Reproduce, character for character, the lines below from the first through the one with "var seasonBands = [[79, 170], [265, 355]];". Leave pictures out.

### DATASET EXCERPT
════════════════════

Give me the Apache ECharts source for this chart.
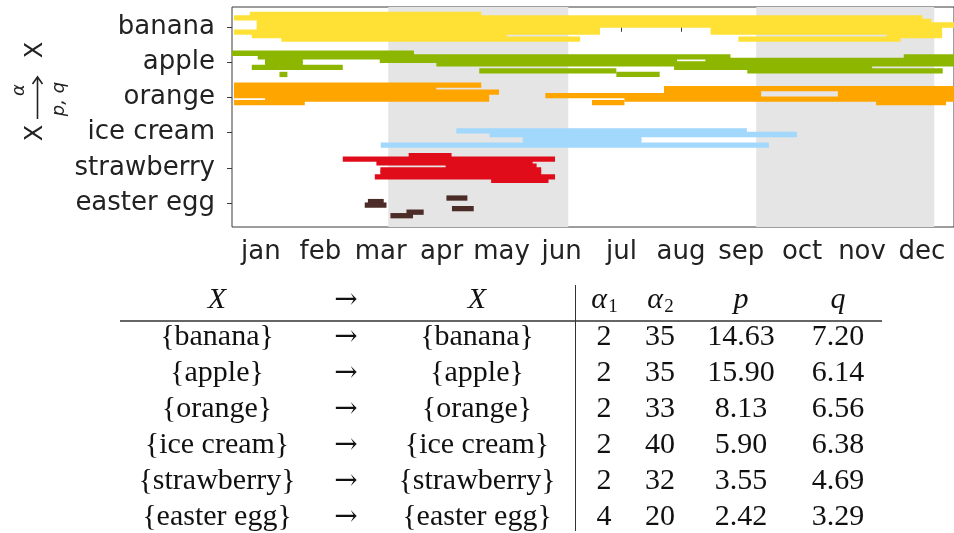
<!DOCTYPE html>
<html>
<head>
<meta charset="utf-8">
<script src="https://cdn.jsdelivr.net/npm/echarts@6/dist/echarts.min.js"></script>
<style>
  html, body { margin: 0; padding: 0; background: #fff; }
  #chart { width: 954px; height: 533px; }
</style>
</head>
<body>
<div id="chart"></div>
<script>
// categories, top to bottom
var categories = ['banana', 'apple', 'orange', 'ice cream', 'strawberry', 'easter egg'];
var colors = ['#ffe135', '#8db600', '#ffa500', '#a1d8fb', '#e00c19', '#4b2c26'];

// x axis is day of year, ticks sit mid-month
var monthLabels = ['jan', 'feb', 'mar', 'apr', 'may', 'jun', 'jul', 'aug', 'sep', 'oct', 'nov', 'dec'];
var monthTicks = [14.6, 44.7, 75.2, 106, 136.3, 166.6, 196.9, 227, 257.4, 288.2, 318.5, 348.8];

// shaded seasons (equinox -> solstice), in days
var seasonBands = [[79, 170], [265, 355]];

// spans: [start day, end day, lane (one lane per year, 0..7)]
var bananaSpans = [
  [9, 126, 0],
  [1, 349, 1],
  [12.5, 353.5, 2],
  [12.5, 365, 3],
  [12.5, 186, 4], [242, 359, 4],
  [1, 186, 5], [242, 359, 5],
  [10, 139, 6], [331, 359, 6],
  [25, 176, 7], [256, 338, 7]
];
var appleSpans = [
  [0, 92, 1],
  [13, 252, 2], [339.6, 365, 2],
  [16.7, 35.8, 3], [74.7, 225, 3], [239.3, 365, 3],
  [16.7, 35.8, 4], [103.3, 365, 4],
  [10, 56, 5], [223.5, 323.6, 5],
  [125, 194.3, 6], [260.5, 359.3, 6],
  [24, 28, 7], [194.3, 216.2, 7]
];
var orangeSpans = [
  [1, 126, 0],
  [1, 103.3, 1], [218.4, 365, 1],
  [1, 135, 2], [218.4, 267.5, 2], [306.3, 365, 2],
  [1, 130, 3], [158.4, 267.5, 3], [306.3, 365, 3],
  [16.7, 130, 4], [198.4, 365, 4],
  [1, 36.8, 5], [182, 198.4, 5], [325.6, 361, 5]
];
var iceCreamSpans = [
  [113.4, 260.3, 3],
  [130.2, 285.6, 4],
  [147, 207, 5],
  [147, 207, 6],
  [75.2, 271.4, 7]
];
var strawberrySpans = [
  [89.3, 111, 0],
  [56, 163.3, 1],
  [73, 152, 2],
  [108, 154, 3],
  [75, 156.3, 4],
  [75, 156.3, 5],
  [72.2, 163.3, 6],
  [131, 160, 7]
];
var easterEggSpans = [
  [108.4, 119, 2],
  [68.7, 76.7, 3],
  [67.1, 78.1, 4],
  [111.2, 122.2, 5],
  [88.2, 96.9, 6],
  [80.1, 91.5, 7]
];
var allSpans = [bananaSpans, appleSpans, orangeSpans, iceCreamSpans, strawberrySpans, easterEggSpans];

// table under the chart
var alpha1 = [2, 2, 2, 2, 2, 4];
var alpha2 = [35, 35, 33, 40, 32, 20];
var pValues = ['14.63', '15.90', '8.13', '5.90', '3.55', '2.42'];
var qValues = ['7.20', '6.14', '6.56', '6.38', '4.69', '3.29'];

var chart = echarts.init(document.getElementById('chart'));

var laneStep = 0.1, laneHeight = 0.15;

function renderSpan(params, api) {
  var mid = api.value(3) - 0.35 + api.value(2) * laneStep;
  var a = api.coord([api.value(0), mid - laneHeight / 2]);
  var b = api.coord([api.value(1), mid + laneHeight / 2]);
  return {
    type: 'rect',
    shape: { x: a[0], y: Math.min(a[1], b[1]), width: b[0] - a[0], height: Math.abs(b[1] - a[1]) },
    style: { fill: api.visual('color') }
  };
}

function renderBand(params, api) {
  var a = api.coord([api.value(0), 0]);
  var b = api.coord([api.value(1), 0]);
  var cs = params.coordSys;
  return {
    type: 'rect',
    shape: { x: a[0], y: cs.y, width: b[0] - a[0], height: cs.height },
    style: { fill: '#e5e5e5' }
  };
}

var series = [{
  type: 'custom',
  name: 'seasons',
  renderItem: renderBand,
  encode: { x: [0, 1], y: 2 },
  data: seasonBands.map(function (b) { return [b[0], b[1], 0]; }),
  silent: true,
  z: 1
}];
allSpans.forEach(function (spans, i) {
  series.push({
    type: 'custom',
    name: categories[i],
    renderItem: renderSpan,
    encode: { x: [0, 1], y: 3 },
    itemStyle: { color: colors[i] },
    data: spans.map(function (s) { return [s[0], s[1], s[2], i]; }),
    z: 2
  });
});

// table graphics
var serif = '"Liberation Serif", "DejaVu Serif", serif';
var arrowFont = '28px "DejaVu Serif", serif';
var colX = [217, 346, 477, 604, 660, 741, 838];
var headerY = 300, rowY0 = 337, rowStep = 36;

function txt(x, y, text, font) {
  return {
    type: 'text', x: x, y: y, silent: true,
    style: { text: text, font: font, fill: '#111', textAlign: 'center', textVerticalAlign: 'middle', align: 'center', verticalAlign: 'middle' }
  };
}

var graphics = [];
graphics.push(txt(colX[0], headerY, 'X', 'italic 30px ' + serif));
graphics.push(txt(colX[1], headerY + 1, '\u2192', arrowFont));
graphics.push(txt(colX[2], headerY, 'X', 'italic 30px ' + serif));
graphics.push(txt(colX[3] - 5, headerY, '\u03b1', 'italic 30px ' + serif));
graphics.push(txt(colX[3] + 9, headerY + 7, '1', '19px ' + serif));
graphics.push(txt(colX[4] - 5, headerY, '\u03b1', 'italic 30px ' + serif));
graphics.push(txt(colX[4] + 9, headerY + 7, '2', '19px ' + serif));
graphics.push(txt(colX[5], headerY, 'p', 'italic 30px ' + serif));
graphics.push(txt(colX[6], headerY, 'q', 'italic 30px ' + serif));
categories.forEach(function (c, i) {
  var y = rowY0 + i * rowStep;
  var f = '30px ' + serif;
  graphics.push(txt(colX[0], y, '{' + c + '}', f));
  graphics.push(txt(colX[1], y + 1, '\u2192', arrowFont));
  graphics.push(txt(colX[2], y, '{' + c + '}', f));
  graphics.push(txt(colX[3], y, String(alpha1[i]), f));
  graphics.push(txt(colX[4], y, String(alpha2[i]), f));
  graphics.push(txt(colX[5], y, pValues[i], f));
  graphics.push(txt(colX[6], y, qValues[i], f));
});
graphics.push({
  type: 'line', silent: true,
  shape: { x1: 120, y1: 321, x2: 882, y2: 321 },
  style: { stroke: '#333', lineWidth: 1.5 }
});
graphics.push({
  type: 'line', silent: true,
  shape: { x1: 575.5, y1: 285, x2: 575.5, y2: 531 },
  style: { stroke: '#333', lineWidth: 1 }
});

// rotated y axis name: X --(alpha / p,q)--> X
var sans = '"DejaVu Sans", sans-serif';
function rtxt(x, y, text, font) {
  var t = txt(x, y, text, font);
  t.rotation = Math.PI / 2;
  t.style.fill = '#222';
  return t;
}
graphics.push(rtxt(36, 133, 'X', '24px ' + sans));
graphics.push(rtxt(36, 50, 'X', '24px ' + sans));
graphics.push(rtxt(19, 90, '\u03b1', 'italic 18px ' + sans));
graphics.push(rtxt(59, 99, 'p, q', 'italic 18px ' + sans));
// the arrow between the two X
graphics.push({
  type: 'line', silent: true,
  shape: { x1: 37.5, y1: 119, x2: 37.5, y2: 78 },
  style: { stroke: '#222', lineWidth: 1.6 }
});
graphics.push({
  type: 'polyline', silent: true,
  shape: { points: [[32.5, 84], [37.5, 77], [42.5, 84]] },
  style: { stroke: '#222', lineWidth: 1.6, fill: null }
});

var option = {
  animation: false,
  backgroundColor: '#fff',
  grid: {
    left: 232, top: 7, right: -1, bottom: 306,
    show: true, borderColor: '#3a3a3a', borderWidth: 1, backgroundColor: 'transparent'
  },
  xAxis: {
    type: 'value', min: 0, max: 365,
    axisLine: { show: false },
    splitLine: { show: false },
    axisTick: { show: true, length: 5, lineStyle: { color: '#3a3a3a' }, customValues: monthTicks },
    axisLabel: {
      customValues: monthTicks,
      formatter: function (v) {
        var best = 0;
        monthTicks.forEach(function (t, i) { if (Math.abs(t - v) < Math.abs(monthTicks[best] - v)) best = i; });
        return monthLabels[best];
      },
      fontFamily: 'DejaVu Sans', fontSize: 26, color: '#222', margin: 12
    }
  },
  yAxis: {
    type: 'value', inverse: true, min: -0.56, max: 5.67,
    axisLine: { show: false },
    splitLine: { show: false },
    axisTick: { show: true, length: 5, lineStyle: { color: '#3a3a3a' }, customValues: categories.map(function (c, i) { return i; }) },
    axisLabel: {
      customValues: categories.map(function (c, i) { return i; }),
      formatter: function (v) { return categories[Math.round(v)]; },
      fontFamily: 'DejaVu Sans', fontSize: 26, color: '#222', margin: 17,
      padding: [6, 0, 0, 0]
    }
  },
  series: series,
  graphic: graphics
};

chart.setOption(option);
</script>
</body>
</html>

════════════════════

### TASK SOLUTION
Give me the Apache ECharts source for this chart.
<!DOCTYPE html>
<html>
<head>
<meta charset="utf-8">
<script src="https://cdn.jsdelivr.net/npm/echarts@6/dist/echarts.min.js"></script>
<style>
  html, body { margin: 0; padding: 0; background: #fff; }
  #chart { width: 954px; height: 533px; }
</style>
</head>
<body>
<div id="chart"></div>
<script>
// categories, top to bottom
var categories = ['banana', 'apple', 'orange', 'ice cream', 'strawberry', 'easter egg'];
var colors = ['#ffe135', '#8db600', '#ffa500', '#a1d8fb', '#e00c19', '#4b2c26'];

// x axis is day of year, ticks sit mid-month
var monthLabels = ['jan', 'feb', 'mar', 'apr', 'may', 'jun', 'jul', 'aug', 'sep', 'oct', 'nov', 'dec'];
var monthTicks = [14.6, 44.7, 75.2, 106, 136.3, 166.6, 196.9, 227, 257.4, 288.2, 318.5, 348.8];

// shaded seasons (equinox -> solstice), in days
var seasonBands = [[79, 170], [265, 355]];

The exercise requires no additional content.